We Sanctify a 2,000-Year-Old Death and Ignore the Ones Happening Today

You’ve probably scrolled past a dozen images of war casualties today without flinching. But if someone vandalized a Renaissance painting of the crucifixion, you’d be outraged. Why is that?

We have built a global culture that mourns ancient martyrs in marble while stepping over modern corpses in the dirt.

Enter Max Ginsburg’s 2007 painting, War Pieta. It takes Michelangelo’s masterpiece—the ultimate symbol of maternal grief over a holy sacrifice—and rips the divinity right out of it. In Ginsburg’s version, the Virgin Mary is just a mother. Christ is just a dead soldier, or a civilian casualty. The sacred halo is gone, replaced by the cold, profane reality of modern conflict.

Most people look at this painting and call it an anti-war statement. They’re missing the real provocation. This isn’t just a protest against bombs and bullets; it’s an indictment of our moral hierarchy. It exposes how we only grant empathy to suffering if it is properly sanctified by history, religion, or institutional approval.

True horror isn’t the death itself; it’s how easily we can look at a dead child in a warzone and feel nothing, yet weep over a 500-year-old sculpture.

We treat the death of Christ as the ultimate tragedy, a benchmark for human suffering. But when the exact same composition is applied to a nameless victim of a drone strike or a roadside bomb, we look away. The dissonance is deafening. We are offended by the comparison, because it forces us to admit that the dead on our screens are just as valuable as the gods in our churches.
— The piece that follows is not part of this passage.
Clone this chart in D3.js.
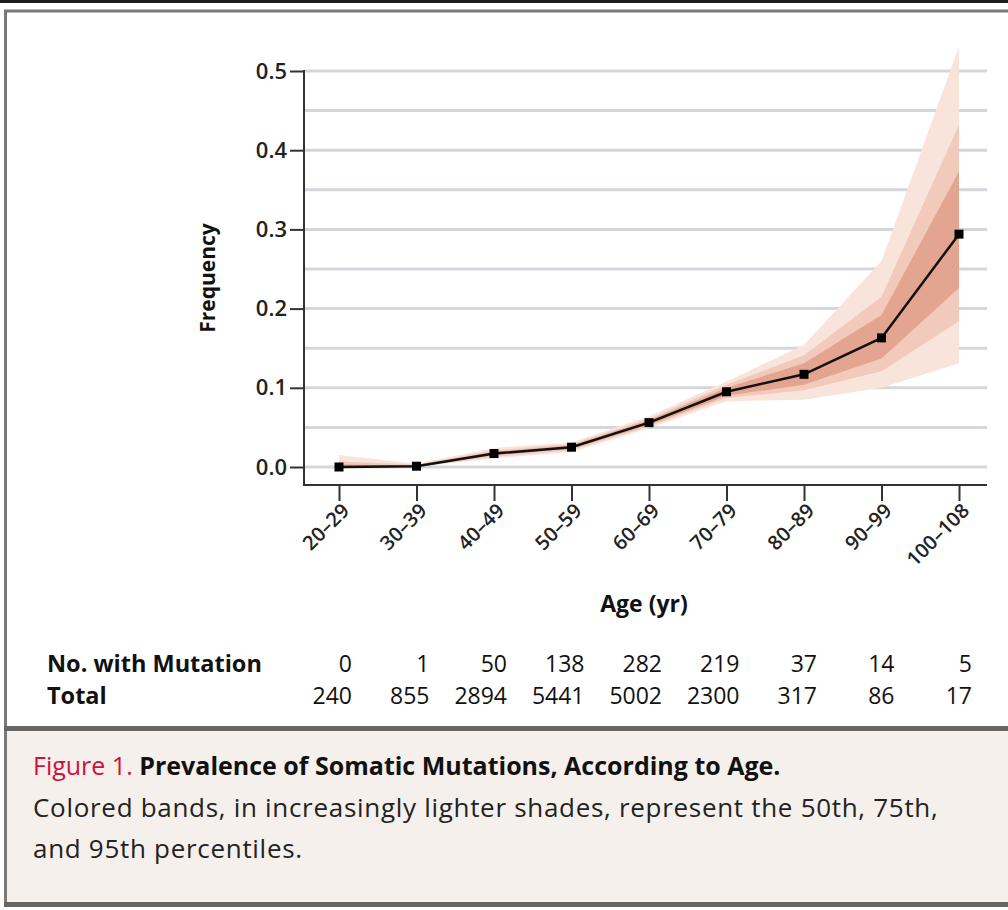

Ginsburg writes from the reader’s deepest, most uncomfortable guilt. He knows we are exhausted by war imagery. He knows the constant barrage of violence has turned human tragedy into background noise. So he doesn’t paint a new scene. He paints a scene you already know by heart, and he changes the cast.

If every casualty were treated as a fallen god, we would have run out of excuses to fight a long time ago.

The next time you see a pixelated, low-resolution image of a body wrapped in a blanket on your feed, strip away the politics. Strip away the geography. See the Pieta. Because the tragedy isn’t that Christ died two millennia ago. The tragedy is that we keep killing him, every single day, and we don’t even bother to look.

FAQ

Q: Isn't it unfair to compare religious art to real-world news fatigue?

A: No. The point is exactly that we've compartmentalized empathy. We save our grief for sanitized, historical icons because real, current suffering demands action and guilt we aren't willing to face.

Q: What's the practical takeaway for the average person?

A: Stop letting algorithmic fatigue numb you. When you see war imagery, consciously reframe it. Imagine the victim as someone you hold dear to break the spell of digital detachment.

Q: Is the painting actually effective as an anti-war statement, or just pretentious?

A: It's brutally effective because it weaponizes our own conditioning against us. It doesn't lecture with statistics; it holds up a mirror to our selective empathy and forces a moral reckoning.